Quando si parla di ecovillaggi ci si riferisce a quel tipo di comunità basata esplicitamente sulla sostenibilità ambientale e biologica.
In un ecovillaggio, generalmente, l’adesione dei partecipanti e volontaria, proprio per una necessità e un’esigenza di vivere secondo modelli di sostenibilità ecologica, socioculturale, economica, che ne sostiene la nascita, l’insediamento nel territorio e il conseguente sviluppo nel tempo.
I nuclei abitatativi in un ecovillagio sono progettati per ridurre al minimo l’impatto ambientale. Questi possono essere di vari tipi: dalle case antiche in pietra alle più rivoluzionarie case in lamellare di legno coibentato.
Tutti i residenti, inoltre, vivono impiegando energie rinnovabili, mentre la loro autosufficienza alimentare è basata su permacultura o altre forme di agricoltura biologica. Ogni residente può disporre di una porzione di giardino, di orto, di oliveto, di frutteto, di bosco, di circa 2.000 mq. Soluzione, questa, che oltre ad essere di grando impatto ambientale, permette anche di ridurre ulteriormente i costi.
Ogni ecovillaggio tende al massimo dell’autosufficienza, in modo da soddisfare il più possibile, al suo interno, ogni esigenza dei suoi membri, quali lavoro, svago, espressione di sé, educazione, bisogni affettivi, etc.
In sintesi possiamo dire che la realtà degli ecovillaggi intende dar vita a nuove forme di convivenza, tali da rispondere all’attuale disgregazione del tessuto familiare, culturale e sociale della condizione postmoderna e globalizzata.

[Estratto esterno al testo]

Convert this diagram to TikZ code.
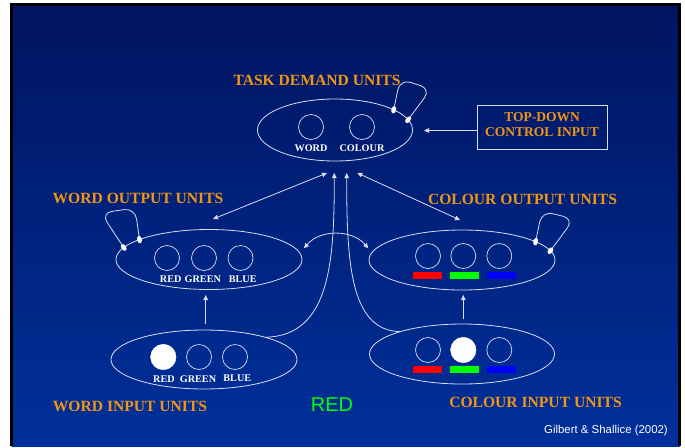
\documentclass[tikz,border=0pt]{standalone}
\usepackage{fontspec}
\setmainfont{Liberation Serif}
\newfontfamily\arialfont{Liberation Sans}
\usetikzlibrary{arrows.meta,shapes.geometric}
\definecolor{orangelab}{RGB}{240,150,20}
\definecolor{linecol}{RGB}{215,222,245}
\definecolor{bgtop}{RGB}{0,20,96}
\definecolor{bgbot}{RGB}{0,48,155}
\definecolor{barred}{RGB}{255,0,0}
\definecolor{bargreen}{RGB}{0,255,0}
\definecolor{barblue}{RGB}{0,0,255}
\begin{document}
\begin{tikzpicture}[x=1pt,y=-1pt,
  every node/.style={inner sep=0pt,outer sep=0pt},
  grouplabel/.style={text=orangelab,font=\fontsize{15.6}{18}\selectfont\bfseries},
  unitlab/.style={text=white,font=\fontsize{10.2}{12}\selectfont\bfseries},
  pool/.style={ellipse,draw=linecol,line width=0.8pt},
  unitc/.style={circle,draw=linecol,line width=0.7pt,minimum size=25pt},
  unitfilled/.style={circle,draw=white,fill=white,minimum size=25.5pt},
  colbar/.style={minimum width=29pt,minimum height=6.6pt},
  blob/.style={ellipse,fill=white,minimum width=7.5pt,minimum height=4.8pt},
  arrowlink/.style={draw=linecol,line width=0.8pt,-{Triangle[length=5pt,width=4.5pt]}},
  twoway/.style={draw=linecol,line width=0.8pt,{Triangle[length=5pt,width=4.5pt]}-{Triangle[length=5pt,width=4.5pt]}},
  selfloop/.style={draw=linecol,line width=0.8pt,rounded corners=11pt}
]
% background
\fill[white] (0,0) rectangle (685,446);
\shade[top color=bgtop,bottom color=bgbot] (11.5,4.5) rectangle (679.5,446);
\draw[black,line width=3pt] (11.5,446) -- (11.5,4.5) -- (679.5,4.5) -- (679.5,446);

% task demand units
\node[pool,minimum width=155pt,minimum height=62pt] (task) at (335,130) {};
\node[unitc] (tword) at (311,127) {};
\node[unitc] (tcol) at (362,127) {};
\node[unitlab] (twordlab) at (311,148) {WORD};
\node[unitlab] (tcollab) at (362,148) {COLOUR};
\node[grouplabel] (tasklab) at (317,80) {TASK DEMAND UNITS};
\draw[selfloop] (task.19.5) -- (400,79) -- (431,89) -- (task.8);
\node[blob,rotate=76.7] (tb1) at (task.19.5) {};
\node[blob,rotate=53.4] (tb2) at (task.8) {};

% top-down control
\node[draw=linecol,line width=0.8pt,minimum width=130pt,minimum height=44pt] (tdbox) at (542,127) {};
\node[text=orangelab,font=\fontsize{13.5}{15.6}\selectfont\bfseries,align=center] (tdtext) at (542,124.5) {TOP-DOWN\\CONTROL INPUT};
\coordinate (tdtip) at (424,130.5);
\draw[arrowlink] (tdbox.west |- tdtip) -- (tdtip);

% word output units
\node[grouplabel] (woutlab) at (138,198) {WORD OUTPUT UNITS};
\node[pool,minimum width=186pt,minimum height=60pt] (wout) at (209,259.5) {};
\node[unitc] (wor) at (167,258) {};
\node[unitc] (wog) at (204,258) {};
\node[unitc] (wob) at (240.5,258) {};
\node[unitlab] (worl) at (170.7,279.3) {RED};
\node[unitlab] (wogl) at (202.8,279.3) {GREEN};
\node[unitlab] (wobl) at (242.7,279.3) {BLUE};
\draw[selfloop] (wout.172) -- (101,213) -- (135,208) -- (wout.164);
\node[blob,rotate=123.3] (wb1) at (wout.172) {};
\node[blob,rotate=101.9] (wb2) at (wout.164) {};

% colour output units
\node[grouplabel] (coutlab) at (522.5,199) {COLOUR OUTPUT UNITS};
\node[pool,minimum width=186pt,minimum height=60pt] (cout) at (462,260) {};
\node[unitc] (cor) at (428,256) {};
\node[unitc] (cog) at (463.3,256) {};
\node[unitc] (cob) at (499.3,256) {};
\node[colbar,fill=barred] (corb) at (427.2,275.5) {};
\node[colbar,fill=bargreen] (cogb) at (464.5,275.5) {};
\node[colbar,fill=barblue] (cobb) at (501.3,275.5) {};
\draw[selfloop] (cout.14) -- (542,211) -- (574,219) -- (cout.6);
\node[blob,rotate=78.2] (cb1) at (cout.14) {};
\node[blob,rotate=53.3] (cb2) at (cout.6) {};

% word input units
\node[pool,minimum width=186pt,minimum height=59pt] (win) at (204,359.5) {};
\node[unitfilled] (wir) at (163.3,357) {};
\node[unitc] (wig) at (199,357) {};
\node[unitc] (wib) at (235,357) {};
\node[unitlab] (wirl) at (164,378.7) {RED};
\node[unitlab] (wigl) at (198,378.7) {GREEN};
\node[unitlab] (wibl) at (237.3,378.7) {BLUE};
\node[grouplabel] (winlab) at (130,406.7) {WORD INPUT UNITS};

% colour input units
\node[pool,minimum width=185pt,minimum height=60pt] (cin) at (462,354) {};
\node[unitc] (cir) at (428,350) {};
\node[unitfilled] (cig) at (463.3,350) {};
\node[unitc] (cib) at (499.3,350) {};
\node[colbar,fill=barred,minimum height=7pt] (cirb) at (427.3,369.5) {};
\node[colbar,fill=bargreen,minimum height=7pt] (cigb) at (464.5,369.5) {};
\node[colbar,fill=barblue,minimum height=7pt] (cibb) at (501.3,369.5) {};
\node[grouplabel] (cinlab) at (535.5,402.3) {COLOUR INPUT UNITS};

% stimulus and citation
\node[text=bargreen,font=\arialfont\fontsize{20}{24}\selectfont] (redword) at (332,404.5) {RED};
\node[text=white,font=\arialfont\fontsize{11.4}{13}\selectfont] (cite) at (606,431) {Gilbert \& Shallice (2002)};

% connectors
\coordinate (wtip) at (205.7,295);
\draw[arrowlink,shorten <=6pt] (win.north -| wtip) -- (wtip);
\coordinate (ctip) at (463.3,295);
\draw[arrowlink,shorten <=5pt] (cin.north -| ctip) -- (ctip);

\coordinate (wt1) at (213,219);
\coordinate (wt2) at (327,173);
\draw[twoway] (wt1) -- (wt2);
\coordinate (ct1) at (357.3,173);
\coordinate (ct2) at (460,220);
\draw[twoway] (ct1) -- (ct2);

\coordinate (ww) at (304,248.3);
\coordinate (cw) at (368.3,248.3);
\draw[twoway] (ww) .. controls (320,229.2) and (352,229.2) .. (cw);

\coordinate (ltip) at (334.3,173);
\coordinate (rtip) at (346.7,173);
\draw[arrowlink] (win.20) .. controls (330,336) and (334.3,262) .. (ltip);
\draw[arrowlink] (cin.160) .. controls (350,331) and (346.7,262) .. (rtip);
\end{tikzpicture}
\end{document}
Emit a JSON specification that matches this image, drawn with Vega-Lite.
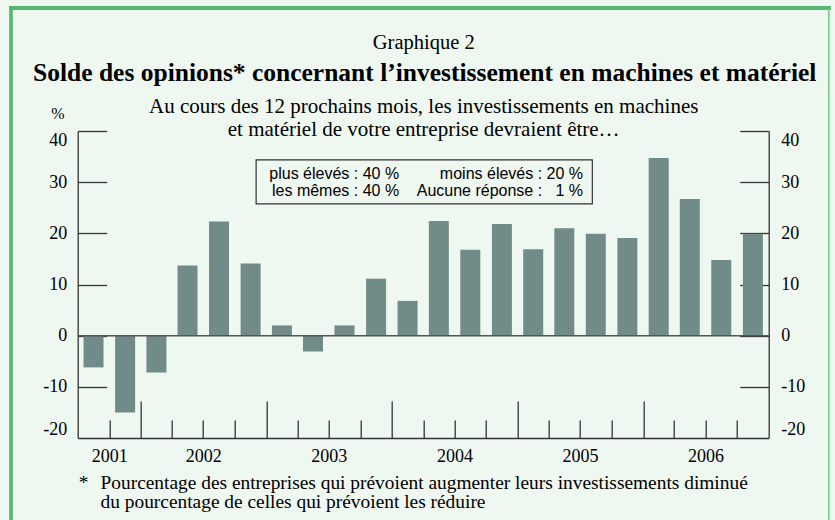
{
  "$schema": "https://vega.github.io/schema/vega-lite/v6.json",
  "width": 691,
  "height": 307,
  "autosize": {"type": "none"},
  "padding": {"left": 77.7, "top": 131, "right": 66.3, "bottom": 82},
  "background": "#EEF7F0",
  "datasets": {
    "solde": [
      {"trimestre": "2001/07/01", "solde": -6.2},
      {"trimestre": "2001/10/01", "solde": -15.0},
      {"trimestre": "2002/01/01", "solde": -7.2},
      {"trimestre": "2002/04/01", "solde": 13.7},
      {"trimestre": "2002/07/01", "solde": 22.3},
      {"trimestre": "2002/10/01", "solde": 14.1},
      {"trimestre": "2003/01/01", "solde": 2.0},
      {"trimestre": "2003/04/01", "solde": -3.1},
      {"trimestre": "2003/07/01", "solde": 2.0},
      {"trimestre": "2003/10/01", "solde": 11.1},
      {"trimestre": "2004/01/01", "solde": 6.8},
      {"trimestre": "2004/04/01", "solde": 22.4},
      {"trimestre": "2004/07/01", "solde": 16.8},
      {"trimestre": "2004/10/01", "solde": 21.8},
      {"trimestre": "2005/01/01", "solde": 16.9},
      {"trimestre": "2005/04/01", "solde": 21.0},
      {"trimestre": "2005/07/01", "solde": 19.9},
      {"trimestre": "2005/10/01", "solde": 19.1},
      {"trimestre": "2006/01/01", "solde": 34.7},
      {"trimestre": "2006/04/01", "solde": 26.7},
      {"trimestre": "2006/07/01", "solde": 14.8},
      {"trimestre": "2006/10/01", "solde": 19.9}
    ]
  },
  "layer": [
    {
      "data": {"values": [{}]},
      "mark": {"type": "rule", "color": "#52BA6E", "strokeWidth": 3.6},
      "encoding": {
        "x": {"datum": {"year": 2000, "month": 12, "date": 19}, "type": "temporal",
          "scale": {"domain": [{"year": 2001, "month": 7, "date": 1}, {"year": 2007, "month": 1, "date": 1}], "nice": false},
          "axis": {"orient": "top", "domain": false, "ticks": false, "labels": false, "title": "Graphique 2",
            "titleX": 345.5, "titleY": -82.7, "titleAlign": "center", "titleBaseline": "alphabetic",
            "titleFontSize": 20.5, "titleFontWeight": "normal", "titleLimit": 1000, "titleAngle": 0}},
        "y": {"datum": -37, "type": "quantitative", "scale": {"domain": [-20, 40], "nice": false, "zero": false}, "axis": null},
        "y2": {"datum": 64.04}
      }
    },
    {
      "data": {"values": [{}]},
      "mark": {"type": "rule", "color": "#52BA6E", "strokeWidth": 4, "strokeCap": "square"},
      "encoding": {
        "x": {"datum": {"year": 2000, "month": 12, "date": 19}, "type": "temporal",
          "scale": {"domain": [{"year": 2001, "month": 7, "date": 1}, {"year": 2007, "month": 1, "date": 1}], "nice": false},
          "axis": {"orient": "top", "domain": false, "ticks": false, "labels": false,
            "title": "Solde des opinions* concernant l’investissement en machines et matériel",
            "titleX": 346.5, "titleY": -51, "titleAlign": "center", "titleBaseline": "alphabetic",
            "titleFontSize": 25.5, "titleFontWeight": "bold", "titleLimit": 1000, "titleAngle": 0}},
        "x2": {"datum": {"year": 2007, "month": 6, "date": 25}},
        "y": {"datum": 64.04, "type": "quantitative", "scale": {"domain": [-20, 40], "nice": false, "zero": false}, "axis": null}
      }
    },
    {
      "data": {"values": [{}]},
      "mark": {"type": "rule", "color": "#6CC585", "strokeWidth": 1.5},
      "encoding": {
        "x": {"datum": {"year": 2007, "month": 6, "date": 25}, "type": "temporal",
          "scale": {"domain": [{"year": 2001, "month": 7, "date": 1}, {"year": 2007, "month": 1, "date": 1}], "nice": false},
          "axis": {"orient": "top", "domain": false, "ticks": false, "labels": false,
            "title": ["Au cours des 12 prochains mois, les investissements en machines", "et matériel de votre entreprise devraient être…"],
            "titleX": 345.5, "titleY": -18.7, "titleAlign": "center", "titleBaseline": "alphabetic",
            "titleFontSize": 21, "titleLineHeight": 23.7, "titleFontWeight": "normal", "titleLimit": 1000, "titleAngle": 0}},
        "y": {"datum": -37, "type": "quantitative", "scale": {"domain": [-20, 40], "nice": false, "zero": false}, "axis": null},
        "y2": {"datum": 64.04}
      }
    },
    {
      "data": {"name": "solde"},
      "mark": {"type": "bar", "color": "#718B88", "width": 20},
      "encoding": {
        "x": {"field": "trimestre", "type": "temporal", "timeUnit": "yearquarter", "bandPosition": 0.5,
          "scale": {"domain": [{"year": 2001, "month": 7, "date": 1}, {"year": 2007, "month": 1, "date": 1}], "nice": false},
          "axis": {"orient": "bottom", "labels": false, "title": null, "domain": true, "ticks": true, "tickSize": -18,
            "values": [
              {"year": 2001, "month": 10, "date": 1},
              {"year": 2002, "month": 4, "date": 1}, {"year": 2002, "month": 7, "date": 1}, {"year": 2002, "month": 10, "date": 1},
              {"year": 2003, "month": 4, "date": 1}, {"year": 2003, "month": 7, "date": 1}, {"year": 2003, "month": 10, "date": 1},
              {"year": 2004, "month": 4, "date": 1}, {"year": 2004, "month": 7, "date": 1}, {"year": 2004, "month": 10, "date": 1},
              {"year": 2005, "month": 4, "date": 1}, {"year": 2005, "month": 7, "date": 1}, {"year": 2005, "month": 10, "date": 1},
              {"year": 2006, "month": 4, "date": 1}, {"year": 2006, "month": 7, "date": 1}, {"year": 2006, "month": 10, "date": 1}
            ]}},
        "y": {"field": "solde", "type": "quantitative",
          "scale": {"domain": [-20, 40], "nice": false, "zero": false},
          "axis": {"orient": "left", "values": [-10, 0, 10, 20, 30, 40], "labels": false, "title": null, "tickSize": -29, "domain": true, "ticks": true}}
      }
    },
    {
      "data": {"values": [{}]},
      "mark": {"type": "rule", "color": "#555555", "strokeWidth": 1.5},
      "encoding": {
        "y": {"datum": 0, "type": "quantitative", "scale": {"domain": [-20, 40], "nice": false, "zero": false},
          "axis": {"orient": "right", "values": [-10, 0, 10, 20, 30, 40], "labels": false, "title": null, "tickSize": -29, "domain": true, "ticks": true}}
      }
    },
    {
      "data": {"values": [{}]},
      "mark": {"type": "rect", "fill": "transparent", "stroke": "#333333", "strokeWidth": 1.2},
      "encoding": {
        "x": {"datum": {"year": 2002, "month": 12, "date": 2}, "type": "temporal",
          "scale": {"domain": [{"year": 2001, "month": 7, "date": 1}, {"year": 2007, "month": 1, "date": 1}], "nice": false},
          "axis": {"orient": "bottom", "ticks": false, "domain": false, "format": "%Y", "labelFlush": false, "labelOverlap": false,
            "labelPadding": 23.7, "labelBaseline": "alphabetic", "labelFontSize": 18,
            "values": [
              {"year": 2001, "month": 10, "date": 1}, {"year": 2002, "month": 7, "date": 1}, {"year": 2003, "month": 7, "date": 1},
              {"year": 2004, "month": 7, "date": 1}, {"year": 2005, "month": 7, "date": 1}, {"year": 2006, "month": 7, "date": 1}
            ],
            "title": ["Pourcentage des entreprises qui prévoient augmenter leurs investissements diminué", "du pourcentage de celles qui prévoient les réduire"],
            "titleX": 22.3, "titleY": 50.3, "titleAlign": "left", "titleAnchor": "start", "titleBaseline": "alphabetic",
            "titleFontSize": 19.4, "titleLineHeight": 19, "titleFontWeight": "normal", "titleLimit": 1000, "titleAngle": 0}},
        "x2": {"datum": {"year": 2005, "month": 8, "date": 6}},
        "y": {"datum": 25.74, "type": "quantitative", "scale": {"domain": [-20, 40], "nice": false, "zero": false},
          "axis": {"orient": "left", "values": [-20, -10, 0, 10, 20, 30, 40], "ticks": false, "domain": false, "labelFlush": true,
            "labelPadding": 11, "labelExpr": "'' + datum.value",
            "title": "%", "titleAngle": 0, "titleAlign": "center", "titleBaseline": "alphabetic", "titleX": -20.2, "titleY": -13,
            "titleFontSize": 16, "titleFontWeight": "normal"}},
        "y2": {"datum": 34.34}
      }
    },
    {
      "data": {"values": [{}]},
      "mark": {"type": "text", "align": "right", "baseline": "alphabetic", "font": "Liberation Sans", "fontSize": 16, "lineHeight": 17, "color": "#000000"},
      "encoding": {
        "x": {"datum": {"year": 2004, "month": 1, "date": 22}, "type": "temporal",
          "scale": {"domain": [{"year": 2001, "month": 7, "date": 1}, {"year": 2007, "month": 1, "date": 1}], "nice": false},
          "axis": {"orient": "bottom", "labels": false, "domain": false, "ticks": true, "tickSize": -37,
            "values": [
              {"year": 2002, "month": 1, "date": 1}, {"year": 2003, "month": 1, "date": 1}, {"year": 2004, "month": 1, "date": 1},
              {"year": 2005, "month": 1, "date": 1}, {"year": 2006, "month": 1, "date": 1}
            ],
            "title": "*", "titleX": 0.5, "titleY": 50.3, "titleAlign": "left", "titleAnchor": "start", "titleBaseline": "alphabetic",
            "titleFontSize": 19.4, "titleFontWeight": "normal", "titleAngle": 0}},
        "y": {"datum": 30.63, "type": "quantitative", "scale": {"domain": [-20, 40], "nice": false, "zero": false},
          "axis": {"orient": "right", "values": [-20, -10, 0, 10, 20, 30, 40], "ticks": false, "domain": false, "labelFlush": true,
            "labelPadding": 12, "labelExpr": "'' + datum.value", "title": null}},
        "text": {"value": ["plus élevés : 40 %", "les mêmes : 40 %"]}
      }
    },
    {
      "data": {"values": [{}]},
      "mark": {"type": "text", "align": "right", "baseline": "alphabetic", "font": "Liberation Sans", "fontSize": 16, "lineHeight": 17, "color": "#000000"},
      "encoding": {
        "x": {"datum": {"year": 2005, "month": 7, "date": 10}, "type": "temporal",
          "scale": {"domain": [{"year": 2001, "month": 7, "date": 1}, {"year": 2007, "month": 1, "date": 1}], "nice": false},
          "axis": null},
        "y": {"datum": 30.63, "type": "quantitative", "scale": {"domain": [-20, 40], "nice": false, "zero": false}, "axis": null},
        "text": {"value": ["moins élevés : 20 %", "Aucune réponse : \u00a0\u00a01 %"]}
      }
    }
  ],
  "resolve": {"axis": {"x": "independent", "y": "independent"}},
  "config": {
    "view": {"stroke": null},
    "axis": {
      "grid": false,
      "labelFont": "Liberation Serif",
      "labelFontSize": 18,
      "labelColor": "#000000",
      "titleFont": "Liberation Serif",
      "titleColor": "#000000",
      "domainColor": "#333333",
      "tickColor": "#333333",
      "domainWidth": 1.3,
      "tickWidth": 1.3
    }
  }
}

Esso, infatti, si presenta come un modello sostenibile, sul piano economico, sociale ed ecologico (uso di energie rinnovabili e tecnologie appropriate, difesa dell’ambiente e dell’economia locale, e quant’altro).
Quello che si vuole proporre e sperimentare, dunque, è uno stile di vita alternativo ai classici e comuni modelli socio-economici più diffusi.
Di ecovillaggi ce ne sono migliaia in tutto il mondo. L’area più ricca di ecovillaggi nel pianeta è senza dubbio il continente americano: conta circa 2.000 comunità, il 90% delle quali si trova negli Stati Uniti.
In Europa, invece, si segnalano la Gran Bretagna e l’Irlanda con 250 comunità, seguite da Germania, Francia, Paesi Bassi, Spagna e Portogallo.
In Italia, invece, se ne contano una quarantina, e la mappa con tutti gli ecovillaggi italiani potete trovarla cliccando qui.
Una importante spinta allo sviluppo degli ecovillaggi si ha nel 1995, con la fondazione della Global Ecovillage Network (GEN), un’associazione che promuove la conoscenza e l’interscambio di informazioni tra i diversi ecovillaggi presenti nel mondo.
Nel 1996, invece, nasce la Rete Italiana dei Villaggi Ecologici (RIVE), in occasione del convegno “Ecovillaggi: una soluzione per il futuro del pianeta”, organizzata dall’Amministrazione Comunale di Alessano e dal Centro Studi Cosmòs di Milano.
Dopo quell’incontro, cui hanno partecipato due rappresentati di spicco del movimento comunitario europeo John Talbot (direttore del dipartimento Bioedilizia della Comunità di Findhorn) e Declan Kennedy (direttore dell’Ecovillage European Network), è sorta spontanea l’esigenza di creare una rete permanente di collaborazione tra comunità, progetti, associazioni e singoli interessati allo sviluppo dell’idea comunitaria.
Da allora, poi, la rete è cresciuta diventando il più importante riferimento italiano in materia di ecovillaggi e vita comunitaria.
Vivere rispettando l’ambiente è qualcosa di realmente possibile, ma tutto deve partire da noi: questa non è altro che l’ennesima dimostrazione. Ma bisogna vivere solo in un ecovillaggio per seguire questi principi?